TASK DIRECTIONS:
Please transcribe the data below exactly. Leave the pictures out.

DATA SEGMENT:
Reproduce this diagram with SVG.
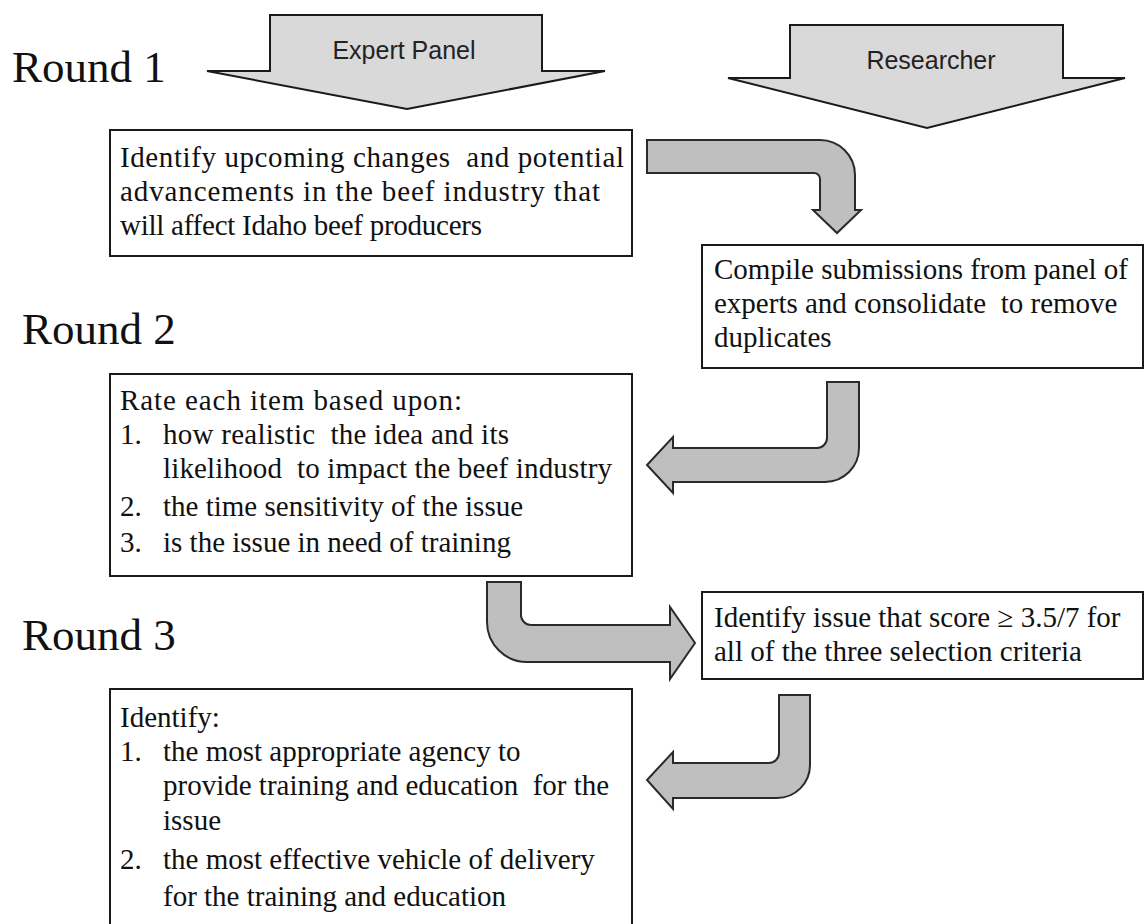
<svg xmlns="http://www.w3.org/2000/svg" width="1145" height="924" viewBox="0 0 1145 924">
<style>
.box{fill:#fff;stroke:#1a1a1a;stroke-width:2}
.hdr{fill:#d9d9d9;stroke:#1a1a1a;stroke-width:2;stroke-linejoin:miter}
.bent{fill:#bfbfbf;stroke:#2a2a2a;stroke-width:2;stroke-linejoin:miter}
.t{font-family:"Liberation Serif","Times New Roman",serif;font-size:29px;fill:#111;white-space:pre}
.round{font-family:"Liberation Serif","Times New Roman",serif;font-size:45px;fill:#111}
.h{font-family:"Liberation Sans",Arial,sans-serif;font-size:25px;fill:#222;text-anchor:middle}
</style>
<rect width="1145" height="924" fill="#fff"/>
<g id="labels">
<text class="round" x="12" y="82">Round 1</text>
<text class="round" x="22" y="344">Round 2</text>
<text class="round" x="22" y="650">Round 3</text>
</g>
<g id="expert-panel">
<path class="hdr" d="M270,15 L542,15 L542,71 L605,71 L407,109 L207,71 L270,71 Z"/>
<text class="h" x="404" y="59">Expert Panel</text>
</g>
<g id="researcher">
<path class="hdr" d="M790,25 L1063,25 L1063,78 L1125,78 L927,128 L728,78 L790,78 Z"/>
<text class="h" x="931" y="69">Researcher</text>
</g>
<g id="box1">
<rect class="box" x="110" y="130" width="522" height="126"/>
<text class="t" x="120" y="167" textLength="504" lengthAdjust="spacing">Identify upcoming changes&#160; and potential</text>
<text class="t" x="120" y="201" textLength="480" lengthAdjust="spacing">advancements in the beef industry that</text>
<text class="t" x="120" y="235" textLength="362" lengthAdjust="spacing">will affect Idaho beef producers</text>
</g>
<g id="box2">
<rect class="box" x="702" y="245" width="441" height="123"/>
<text class="t" x="714" y="279">Compile submissions from panel of</text>
<text class="t" x="714" y="313">experts and consolidate&#160; to remove</text>
<text class="t" x="714" y="347">duplicates</text>
</g>
<g id="box3">
<rect class="box" x="110" y="374" width="522" height="202"/>
<text class="t" x="120" y="410" textLength="342" lengthAdjust="spacing">Rate each item based upon:</text>
<text class="t" x="120" y="444">1.</text><text class="t" x="163" y="444" textLength="346" lengthAdjust="spacing">how realistic&#160; the idea and its</text>
<text class="t" x="163" y="478" textLength="449" lengthAdjust="spacing">likelihood&#160; to impact the beef industry</text>
<text class="t" x="120" y="516">2.</text><text class="t" x="163" y="516">the time sensitivity of the issue</text>
<text class="t" x="120" y="552">3.</text><text class="t" x="163" y="552">is the issue in need of training</text>
</g>
<g id="box4">
<rect class="box" x="702" y="592" width="441" height="87"/>
<text class="t" x="714" y="627">Identify issue that score ≥ 3.5/7 for</text>
<text class="t" x="714" y="661">all of the three selection criteria</text>
</g>
<g id="box5">
<rect class="box" x="110" y="689" width="522" height="245"/>
<text class="t" x="120" y="727">Identify:</text>
<text class="t" x="120" y="761">1.</text><text class="t" x="163" y="761">the most appropriate agency to</text>
<text class="t" x="163" y="795">provide training and education&#160; for the</text>
<text class="t" x="163" y="830">issue</text>
<text class="t" x="120" y="869">2.</text><text class="t" x="163" y="869">the most effective vehicle of delivery</text>
<text class="t" x="163" y="906">for the training and education</text>
</g>
<g id="connectors">
<path class="bent" d="M647,140 L820,140 A35,35 0 0 1 855,175 L855,210 L861,210 L837,233 L813,210 L820,210 L820,179 A6,6 0 0 0 814,173 L647,173 Z"/>
<path class="bent" d="M827,382 L859,382 L859,448 A34,34 0 0 1 825,482 L673,482 L673,493 L647,465 L673,437 L673,448 L817,448 A10,10 0 0 0 827,438 Z"/>
<path class="bent" d="M487,582 L521,582 L521,615 A10,10 0 0 0 531,625 L670,625 L670,607 L695,643 L670,679 L670,662 L527,662 A40,40 0 0 1 487,622 Z"/>
<path class="bent" d="M779,695 L810,695 L810,765 A33,33 0 0 1 777,798 L673,798 L673,809 L647,780 L673,752 L673,763 L769,763 A10,10 0 0 0 779,753 Z"/>
</g>
</svg>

OUTPUT:
Reproduce this diagram with SVG.
<svg xmlns="http://www.w3.org/2000/svg" width="1145" height="924" viewBox="0 0 1145 924">
<style>
.box{fill:#fff;stroke:#1a1a1a;stroke-width:2}
.hdr{fill:#d9d9d9;stroke:#1a1a1a;stroke-width:2;stroke-linejoin:miter}
.bent{fill:#bfbfbf;stroke:#2a2a2a;stroke-width:2;stroke-linejoin:miter}
.t{font-family:"Liberation Serif","Times New Roman",serif;font-size:29px;fill:#111;white-space:pre}
.round{font-family:"Liberation Serif","Times New Roman",serif;font-size:45px;fill:#111}
.h{font-family:"Liberation Sans",Arial,sans-serif;font-size:25px;fill:#222;text-anchor:middle}
</style>
<rect width="1145" height="924" fill="#fff"/>
<g id="labels">
<text class="round" x="12" y="82">Round 1</text>
<text class="round" x="22" y="344">Round 2</text>
<text class="round" x="22" y="650">Round 3</text>
</g>
<g id="expert-panel">
<path class="hdr" d="M270,15 L542,15 L542,71 L605,71 L407,109 L207,71 L270,71 Z"/>
<text class="h" x="404" y="59">Expert Panel</text>
</g>
<g id="researcher">
<path class="hdr" d="M790,25 L1063,25 L1063,78 L1125,78 L927,128 L728,78 L790,78 Z"/>
<text class="h" x="931" y="69">Researcher</text>
</g>
<g id="box1">
<rect class="box" x="110" y="130" width="522" height="126"/>
<text class="t" x="120" y="167" textLength="504" lengthAdjust="spacing">Identify upcoming changes&#160; and potential</text>
<text class="t" x="120" y="201" textLength="480" lengthAdjust="spacing">advancements in the beef industry that</text>
<text class="t" x="120" y="235" textLength="362" lengthAdjust="spacing">will affect Idaho beef producers</text>
</g>
<g id="box2">
<rect class="box" x="702" y="245" width="441" height="123"/>
<text class="t" x="714" y="279">Compile submissions from panel of</text>
<text class="t" x="714" y="313">experts and consolidate&#160; to remove</text>
<text class="t" x="714" y="347">duplicates</text>
</g>
<g id="box3">
<rect class="box" x="110" y="374" width="522" height="202"/>
<text class="t" x="120" y="410" textLength="342" lengthAdjust="spacing">Rate each item based upon:</text>
<text class="t" x="120" y="444">1.</text><text class="t" x="163" y="444" textLength="346" lengthAdjust="spacing">how realistic&#160; the idea and its</text>
<text class="t" x="163" y="478" textLength="449" lengthAdjust="spacing">likelihood&#160; to impact the beef industry</text>
<text class="t" x="120" y="516">2.</text><text class="t" x="163" y="516">the time sensitivity of the issue</text>
<text class="t" x="120" y="552">3.</text><text class="t" x="163" y="552">is the issue in need of training</text>
</g>
<g id="box4">
<rect class="box" x="702" y="592" width="441" height="87"/>
<text class="t" x="714" y="627">Identify issue that score ≥ 3.5/7 for</text>
<text class="t" x="714" y="661">all of the three selection criteria</text>
</g>
<g id="box5">
<rect class="box" x="110" y="689" width="522" height="245"/>
<text class="t" x="120" y="727">Identify:</text>
<text class="t" x="120" y="761">1.</text><text class="t" x="163" y="761">the most appropriate agency to</text>
<text class="t" x="163" y="795">provide training and education&#160; for the</text>
<text class="t" x="163" y="830">issue</text>
<text class="t" x="120" y="869">2.</text><text class="t" x="163" y="869">the most effective vehicle of delivery</text>
<text class="t" x="163" y="906">for the training and education</text>
</g>
<g id="connectors">
<path class="bent" d="M647,140 L820,140 A35,35 0 0 1 855,175 L855,210 L861,210 L837,233 L813,210 L820,210 L820,179 A6,6 0 0 0 814,173 L647,173 Z"/>
<path class="bent" d="M827,382 L859,382 L859,448 A34,34 0 0 1 825,482 L673,482 L673,493 L647,465 L673,437 L673,448 L817,448 A10,10 0 0 0 827,438 Z"/>
<path class="bent" d="M487,582 L521,582 L521,615 A10,10 0 0 0 531,625 L670,625 L670,607 L695,643 L670,679 L670,662 L527,662 A40,40 0 0 1 487,622 Z"/>
<path class="bent" d="M779,695 L810,695 L810,765 A33,33 0 0 1 777,798 L673,798 L673,809 L647,780 L673,752 L673,763 L769,763 A10,10 0 0 0 779,753 Z"/>
</g>
</svg>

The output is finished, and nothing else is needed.